A drive voltage generating portion 86 generates a drive voltage that drives the light emitting element array chip 40 in synchronization with the PWM signal. The drive voltage generating portion 86 is configured such that the voltage level of the output signal can be adjusted around 5V by the CPU 73 such that the light quantity of the light emitting portion 50 of the light emitting element array chip 40 becomes a predetermined light quantity. In the present embodiment, each light emitting element array chip 40 has a configuration capable of independently driving the four light emitting portions 50 at the same time. The drive voltage generating portion 86 supplies drive signals to 4 lines for each of the light emitting element array chips 40, and supplies drive signals to 1 line (15 chips)×4=60 lines in a staggered configuration in the entire exposure head 6. The drive signals supplied to the light emitting element array chips 40 are set to ΦW1 to ΦW4 (see FIG. 5 ). On the other hand, the light emitting element array chip 40 is sequentially driven by the operation of a shift thyristor (see FIG. 5 ) to be described later. A control signal generating portion 85 generates control signals Φs, Φ1, and Φ2 for transferring the shift thyristor for each pixel from the synchronization signal corresponding to the pixel section generated by the timing controller 84 (see FIG. 5 ).
<SLED Circuit>
Next, a SLED circuit will be described.
FIG. 5 is an equivalent circuit obtained by extracting a part of a self-scanning light emitting element (SLED) chip array of the present embodiment. In FIG. 5 , Ra and Rg indicate an anode resistance and a gate resistance, respectively, Tn indicates a shift thyristor, Dn indicates a transfer diode, and Ln indicates a light-emitting thyristor. In addition, Gn represents a common gate of the corresponding shift thyristor Tn and the light-emitting thyristor Ln connected to the shift thyristor Tn. Here, n is an integer of 2 or more. Φ1 is a transfer line of the odd-numbered shift thyristor T, and Φ2 is a transfer line of the even-numbered shift thyristor T. ΦW1 to ΦW4 are turn-on signal lines of the light-emitting thyristor L, and are connected to the resistors RW1 to RW4, respectively. VGK is the gate line and Φs is the start pulse line. As illustrated in FIG. 5 , four light-emitting thyristors L4 n−3 to L4 n are connected to one shift thyristor Tn, and four light-emitting thyristors L4 n−3 to L4 n can be turned on at the same time.
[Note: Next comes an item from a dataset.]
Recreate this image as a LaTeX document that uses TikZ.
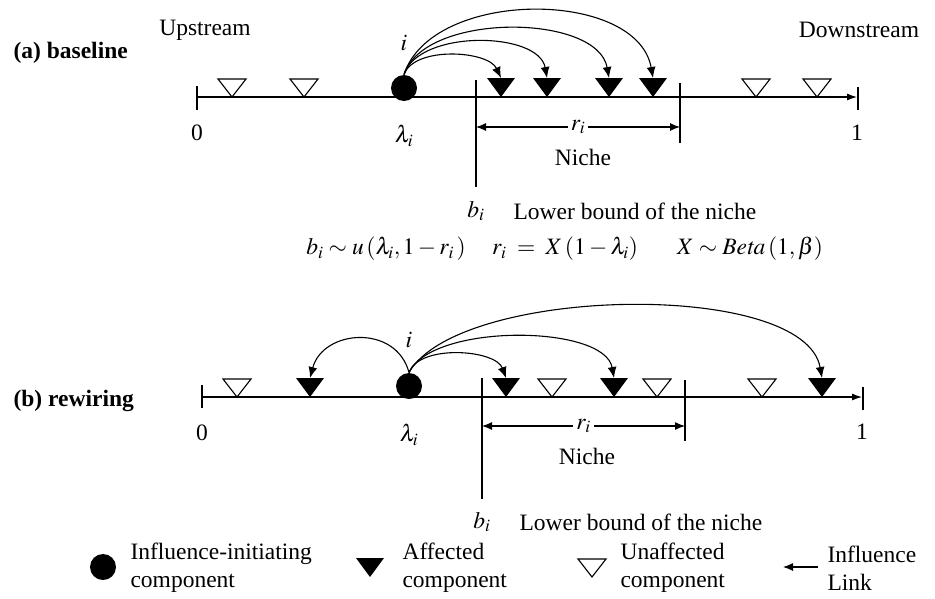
\documentclass[tikz,border=0pt]{standalone}
\usepackage{mathptmx}
\usepackage[no-math]{fontspec}
\setmainfont{Liberation Serif}
\usetikzlibrary{arrows.meta, positioning}

% triangles hang from the axis: name, x, y of the axis
\newcommand{\affected}[3]{%
  \fill (#2-14,#3-19) -- (#2+14,#3-19) -- (#2,#3) -- cycle;
  \coordinate (#1) at (#2,#3-19);}
\newcommand{\unaffected}[2]{%
  \draw[line join=miter] (#1-14,#2-18) -- (#1+14,#2-18) -- (#1,#2) -- cycle;}

\begin{document}
\begin{tikzpicture}[x=1pt, y=-1pt, line width=1.1pt,
  font=\fontsize{23.5}{28}\selectfont,
  >={Latex[length=11pt,width=9pt]},
  src/.style={circle, fill, inner sep=0pt, minimum size=26pt},
  lab/.style={inner sep=0pt},
  dim/.style={<->, >={Latex[length=10pt,width=8pt]}},
  legend/.style={anchor=west, align=left, inner sep=0pt}]

\useasboundingbox (0,0) rectangle (935,598);

% (a) baseline
\node[lab, anchor=west] (ta) at (13,53) {\bfseries (a) baseline};
\node[lab] (up) at (205,30) {Upstream};
\node[lab] (down) at (859,30) {Downstream};

\draw[->, >={Latex[length=10pt,width=7pt]}] (197,97) -- (857,97);
\draw (197,86) -- (197,110);
\draw (858,87) -- (858,110);
\node[lab] (za) at (197,133) {0};
\node[lab] (oa) at (857,133) {1};

\unaffected{232}{97}
\unaffected{304}{97}
\unaffected{756}{97}
\unaffected{817}{97}
\affected{a1}{501}{97}
\affected{a2}{547}{97}
\affected{a3}{609}{97}
\affected{a4}{653}{97}

\node[src] (ia) at (404,88) {};
\node[lab] (ila) at (404,43) {$i$};
\node[lab] (lma) at (404,136) {$\lambda_i$};

\draw (476,80) -- (476,187);
\draw (680,83) -- (680,143);
\coordinate (ba) at (476,127);
\coordinate (ea) at (680,127);
\draw[dim] (ba) -- node[fill=white, inner sep=3pt] (ra) {$r_i$} (ea);
\node[lab] (na) at (583,157) {Niche};
\node[lab] (bla) at (476,211) {$b_i$};
\node[lab, anchor=west] (lba) at (513,211) {Lower bound of the niche};

\node[lab] (f1) at (386,249) {$b_i \sim u\,(\lambda_i, 1-r_i\,)$};
\node[lab] (f2) at (565,249) {$r_i \;=\; X\,(1-\lambda_i)$};
\node[lab] (f3) at (750,249) {$X \sim \mathit{Beta}\,(1,\beta)$};

\draw[->]
(ia.north) edge[out=70, in=115, looseness=0.8] (a1)
(ia.north) edge[out=72, in=100, looseness=0.85] (a2)
(ia.north) edge[out=72, in=100, looseness=0.82] (a3)
(ia.north) edge[out=72, in=100, looseness=0.93] (a4);

% (b) rewiring
\node[lab, anchor=west] (tb) at (13,401) {\bfseries (b) rewiring};

\draw[->, >={Latex[length=10pt,width=7pt]}] (202,397) -- (862,397);
\draw (202,385) -- (202,408);
\draw (863,387) -- (863,410);
\node[lab] (zb) at (202,433) {0};
\node[lab] (ob) at (862,432) {1};

\unaffected{237}{397}
\unaffected{552}{397}
\unaffected{657}{397}
\unaffected{762}{397}
\affected{b1}{310}{397}
\affected{b2}{506}{397}
\affected{b3}{614}{397}
\affected{b4}{822}{397}

\node[src] (ib) at (409,386) {};
\node[lab] (ilb) at (409,340) {$i$};
\node[lab] (lmb) at (409,435) {$\lambda_i$};

\draw (482,378) -- (482,499);
\draw (685,380) -- (685,441);
\coordinate (bb) at (482,426);
\coordinate (eb) at (685,426);
\draw[dim] (bb) -- node[fill=white, inner sep=3pt] (rb) {$r_i$} (eb);
\node[lab] (nb) at (587,456) {Niche};
\node[lab] (blb) at (482,522) {$b_i$};
\node[lab, anchor=west] (lbb) at (519,522) {Lower bound of the niche};

\draw[->]
(ib.north) edge[out=105, in=75, looseness=1.3] (b1)
(ib.north) edge[out=70, in=110, looseness=0.8] (b2)
(ib.north) edge[out=65, in=100, looseness=0.68] (b3)
(ib.north) edge[out=60, in=100, looseness=0.62] (b4);

% legend
\node[src] (lg1) at (103,567) {};
\node[legend] (lt1) at (130,568) {Influence-initiating\\component};
\affected{lg2}{370}{577}
\node[legend] (lt2) at (402,568) {Affected\\component};
\unaffected{592}{577}
\node[legend] (lt3) at (620,568) {Unaffected\\component};
\coordinate (lk1) at (818,567);
\coordinate (lk2) at (783,567);
\draw[->, >={Latex[length=10pt,width=8pt]}] (lk1) -- (lk2);
\node[legend] (lt4) at (827,568) {Influence\\Link};

\end{tikzpicture}
\end{document}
Next, the operation of the SLED circuit illustrated in FIG. 5 will be described. In the circuit diagram of FIG. 5 , it is assumed that 5 V is applied to the gate line VGK, and voltages input to the transfer lines Φ1 and Φ2 and the turn-on signal lines ΦW1 to ΦW4 are also set to 5 V.
In FIG. 5 , when the shift thyristor Tn is in the on state, the potential of the shift thyristor Tn and a common gate Gn of the light-emitting thyristor Ln connected to the shift thyristor Tn is lowered to about 0.2 V. Since the common gate Gn of the light-emitting thyristor Ln and a common gate Gn+1 of the light-emitting thyristor Ln+1 are connected by a coupling diode Dn, a potential difference substantially equal to the diffusion potential of the coupling diode Dn is generated. In the present embodiment, since the diffusion potential of the coupling diode Dn is about 1.5 V, the potential of the common gate Gn+1 of the light-emitting thyristor Ln+1 is 1.7 V (=0.2 V+1.5 V) obtained by adding 1.5 V of the diffusion potential to 0.2 V of the potential of the common gate Gn of the light-emitting thyristor Ln.
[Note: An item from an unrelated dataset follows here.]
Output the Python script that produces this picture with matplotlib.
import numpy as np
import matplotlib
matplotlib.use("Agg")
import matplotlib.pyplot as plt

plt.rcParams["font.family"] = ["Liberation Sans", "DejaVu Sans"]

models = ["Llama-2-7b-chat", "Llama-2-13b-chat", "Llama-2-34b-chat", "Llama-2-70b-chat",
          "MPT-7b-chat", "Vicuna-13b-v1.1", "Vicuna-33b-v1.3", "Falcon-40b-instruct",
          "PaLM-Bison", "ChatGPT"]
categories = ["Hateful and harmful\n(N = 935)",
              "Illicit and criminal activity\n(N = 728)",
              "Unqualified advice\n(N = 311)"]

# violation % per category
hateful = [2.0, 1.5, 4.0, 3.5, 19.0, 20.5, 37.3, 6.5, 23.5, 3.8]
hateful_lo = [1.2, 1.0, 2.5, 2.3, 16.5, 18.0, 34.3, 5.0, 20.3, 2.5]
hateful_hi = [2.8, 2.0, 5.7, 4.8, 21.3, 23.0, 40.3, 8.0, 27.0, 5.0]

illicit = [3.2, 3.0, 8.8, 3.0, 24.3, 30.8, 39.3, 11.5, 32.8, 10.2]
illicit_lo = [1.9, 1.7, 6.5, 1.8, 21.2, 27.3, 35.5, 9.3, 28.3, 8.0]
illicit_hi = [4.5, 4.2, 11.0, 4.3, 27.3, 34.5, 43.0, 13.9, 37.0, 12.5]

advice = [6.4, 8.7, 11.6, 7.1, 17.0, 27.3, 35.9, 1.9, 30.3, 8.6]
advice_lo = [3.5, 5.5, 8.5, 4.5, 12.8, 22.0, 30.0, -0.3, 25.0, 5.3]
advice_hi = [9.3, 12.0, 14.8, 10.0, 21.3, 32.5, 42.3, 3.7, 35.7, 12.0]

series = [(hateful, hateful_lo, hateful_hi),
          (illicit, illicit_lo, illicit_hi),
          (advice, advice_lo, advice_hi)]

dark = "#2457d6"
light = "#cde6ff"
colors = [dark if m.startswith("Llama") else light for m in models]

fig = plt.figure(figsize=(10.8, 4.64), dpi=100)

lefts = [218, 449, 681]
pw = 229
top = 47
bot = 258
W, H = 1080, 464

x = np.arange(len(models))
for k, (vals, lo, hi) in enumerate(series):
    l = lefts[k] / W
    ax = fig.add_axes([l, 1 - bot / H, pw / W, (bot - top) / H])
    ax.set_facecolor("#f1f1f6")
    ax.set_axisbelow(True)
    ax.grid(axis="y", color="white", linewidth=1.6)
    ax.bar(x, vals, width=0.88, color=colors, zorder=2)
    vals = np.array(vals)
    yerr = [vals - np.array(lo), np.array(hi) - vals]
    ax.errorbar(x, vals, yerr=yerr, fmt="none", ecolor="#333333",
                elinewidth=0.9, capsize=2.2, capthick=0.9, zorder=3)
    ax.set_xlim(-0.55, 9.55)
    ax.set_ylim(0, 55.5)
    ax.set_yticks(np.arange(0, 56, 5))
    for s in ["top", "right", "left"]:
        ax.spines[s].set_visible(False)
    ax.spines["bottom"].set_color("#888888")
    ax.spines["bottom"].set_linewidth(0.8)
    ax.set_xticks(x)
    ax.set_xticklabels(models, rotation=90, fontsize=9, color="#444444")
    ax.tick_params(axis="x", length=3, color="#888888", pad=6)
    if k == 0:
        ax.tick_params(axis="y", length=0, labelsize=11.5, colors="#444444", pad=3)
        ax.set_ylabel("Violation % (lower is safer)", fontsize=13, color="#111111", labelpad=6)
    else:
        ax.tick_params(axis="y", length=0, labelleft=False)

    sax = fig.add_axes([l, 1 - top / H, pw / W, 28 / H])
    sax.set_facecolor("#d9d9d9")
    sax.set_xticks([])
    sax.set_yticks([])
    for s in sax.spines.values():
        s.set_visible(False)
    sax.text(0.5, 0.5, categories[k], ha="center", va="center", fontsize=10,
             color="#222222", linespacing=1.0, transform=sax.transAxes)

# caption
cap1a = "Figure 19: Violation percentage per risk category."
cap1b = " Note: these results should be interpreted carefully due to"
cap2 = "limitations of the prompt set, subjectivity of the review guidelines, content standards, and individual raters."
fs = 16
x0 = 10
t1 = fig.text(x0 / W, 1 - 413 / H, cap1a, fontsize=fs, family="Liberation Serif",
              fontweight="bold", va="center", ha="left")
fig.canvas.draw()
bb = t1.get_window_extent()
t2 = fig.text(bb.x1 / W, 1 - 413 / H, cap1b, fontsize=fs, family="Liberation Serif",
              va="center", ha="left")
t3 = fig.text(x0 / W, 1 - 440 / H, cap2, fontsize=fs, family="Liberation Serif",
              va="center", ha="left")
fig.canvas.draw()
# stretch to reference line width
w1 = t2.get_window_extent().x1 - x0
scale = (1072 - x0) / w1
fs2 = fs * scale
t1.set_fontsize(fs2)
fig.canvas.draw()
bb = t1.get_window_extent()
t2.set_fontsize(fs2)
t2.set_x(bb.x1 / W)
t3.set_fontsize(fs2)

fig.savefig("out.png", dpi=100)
Hereinafter, similarly, the potential of a common gate Gn+2 of the light-emitting thyristor Ln+2 is 3.2 V (=1.7 V+1.5 V), and the potential of a common gate Gn+3 (not illustrated) of the light-emitting thyristor Ln+3 (not illustrated) is 4.7 V (=3.2 V+1.5 V). However, the potential after a common gate Gn+4 of a light-emitting thyristor Ln+4 is 5 V because the voltage of the gate line VGK is 5 V and is not higher than 5 V. Further, with respect to the potential of the common gate Gn−1 before the common gate Gn of the light-emitting thyristor Ln (on the left side of the common gate Gn in FIG. 5 ), since the coupling diode Dn−1 is in the reverse bias state, the voltage of the gate line VGK is applied as it is and becomes 5 V.
FIG. 6A is a diagram illustrating the distribution of the gate potential of the common gate Gn of each light-emitting thyristor Ln when the above-described shift thyristor Tn is in the ON state, and the common gates Gn−1, Gn, Gn+1, . . . refer to the common gate of the light-emitting thyristor L in FIG. 5 . In FIG. 6A, the vertical axis represents the gate potential.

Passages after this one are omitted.